Discover Key Tax Considerations to Maximize Deal Value and Minimize Liabilities in Your Next M&A Transaction
Introduction
Mergers and acquisitions can unlock tremendous growth opportunities for companies, but they also bring a range of tax implications that can significantly impact the final outcome of the deal. For companies in the $5-$50 million revenue range, tax planning is a critical component to maximizing deal value and minimizing liabilities. As we enter 2025, understanding how different transaction structures and tax strategies can affect your bottom line is essential for achieving a successful outcome.
This guide explores key tax considerations for M&A transactions in 2025, providing actionable insights to help lower middle market companies navigate the complexities of tax planning.
Key Tax Considerations in M&A for 2025
1. Choosing Between an Asset Sale and a Stock Sale
Why It Matters
One of the most important tax decisions in any M&A transaction is whether to structure the deal as an asset sale or a stock sale. Each option has different tax consequences for both buyers and sellers, which can influence the attractiveness of the transaction.
Asset Sale: In an asset sale, the buyer purchases specific assets and liabilities of the company rather than the company’s stock. This structure often allows buyers to "step up" the tax basis of the acquired assets, enabling them to benefit from future depreciation and amortization deductions. However, sellers may face higher immediate tax liabilities, as gains on certain assets may be taxed as ordinary income rather than at capital gains rates.
Stock Sale: In a stock sale, the buyer acquires the company’s stock, assuming ownership of the business as a whole. For sellers, stock sales generally qualify for favorable capital gains tax treatment. However, buyers may prefer asset sales due to the lack of a basis step-up in stock purchases.
Actionable Step
Work with a tax advisor to assess which structure best aligns with your financial goals and tax situation. For companies in the $5-$50 million range, finding the right balance between buyer preferences and seller tax efficiency can make the deal more appealing to both parties.
2. Maximizing the Section 1202 Exclusion for Qualified Small Business Stock (QSBS)
Why It Matters
Section 1202 of the Internal Revenue Code provides a powerful tax benefit for shareholders of Qualified Small Business Stock (QSBS). For eligible companies, this provision allows shareholders to exclude up to 100% of capital gains from the sale of QSBS held for more than five years, up to certain limits. This exclusion can be highly advantageous for both sellers and buyers in the lower middle market, as it can increase after-tax proceeds and make the company more attractive to potential acquirers.
Requirements for QSBS
The company must be a C corporation.
Assets must be $50 million or less at the time of issuance.

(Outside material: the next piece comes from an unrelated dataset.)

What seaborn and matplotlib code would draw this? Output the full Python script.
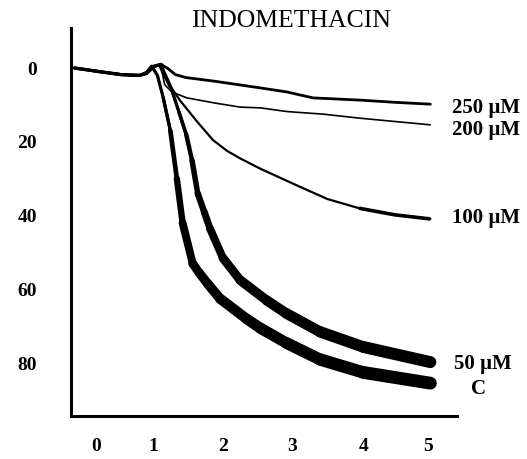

The company must be engaged in an active trade or business, meeting specific IRS criteria.
Actionable Step
Confirm QSBS eligibility with your tax and legal team. It’s essential to maintain compliance with QSBS requirements, such as ensuring the company’s activities qualify as an active business. Companies close to the $50 million asset threshold should consider whether they can maintain QSBS status leading up to a sale, as this can greatly enhance the tax benefits for shareholders.
3. Tax-Efficient Structuring of Earn-Outs
Why It Matters
Earn-outs are commonly used in M&A transactions to bridge valuation gaps, especially when revenue projections are uncertain. However, earn-out payments can be subject to ordinary income tax rates rather than capital gains, which can reduce the seller’s after-tax earnings.
Strategies for Tax-Efficient Earn-Outs
Use Contingent Installment Sales: Structuring earn-outs as part of a contingent installment sale allows sellers to defer recognition of some income, potentially spreading the tax burden over time.
Characterize Payments Carefully: Work with a tax advisor to ensure that any earn-out payments that could qualify for capital gains treatment are structured to do so, avoiding ordinary income rates where possible.
Actionable Step
Negotiate earn-outs with tax efficiency in mind, understanding how they’ll be treated under current tax law. Consider consulting a tax professional to explore whether structuring payments as installment sales or other tax-efficient alternatives is feasible for your transaction.
Additional Tax Strategies for M&A in 2025
Leverage Losses and Credits for Offset
Why It Matters
For companies that have carryforward losses or tax credits, M&A transactions can provide opportunities to offset taxable gains. These credits and losses can be particularly valuable in lowering the overall tax liability on the sale.
Actionable Step
Before the transaction, review any existing tax attributes, such as net operating losses (NOLs) or research and development (R&D) credits, with a tax advisor. In some cases, preserving or maximizing these attributes can add significant value to the deal.
Conclusion
For companies in the $5-$50 million revenue range, planning for the tax implications of an M&A transaction is crucial to preserving value and ensuring a smooth process. By carefully considering the structure of the sale, maximizing benefits like the QSBS exclusion, and structuring earn-outs efficiently, sellers can optimize the financial outcome and avoid unexpected liabilities.
If you're preparing for an M&A transaction in 2025, consulting a tax professional early in the process is one of the best investments you can make to secure a successful, tax-efficient deal.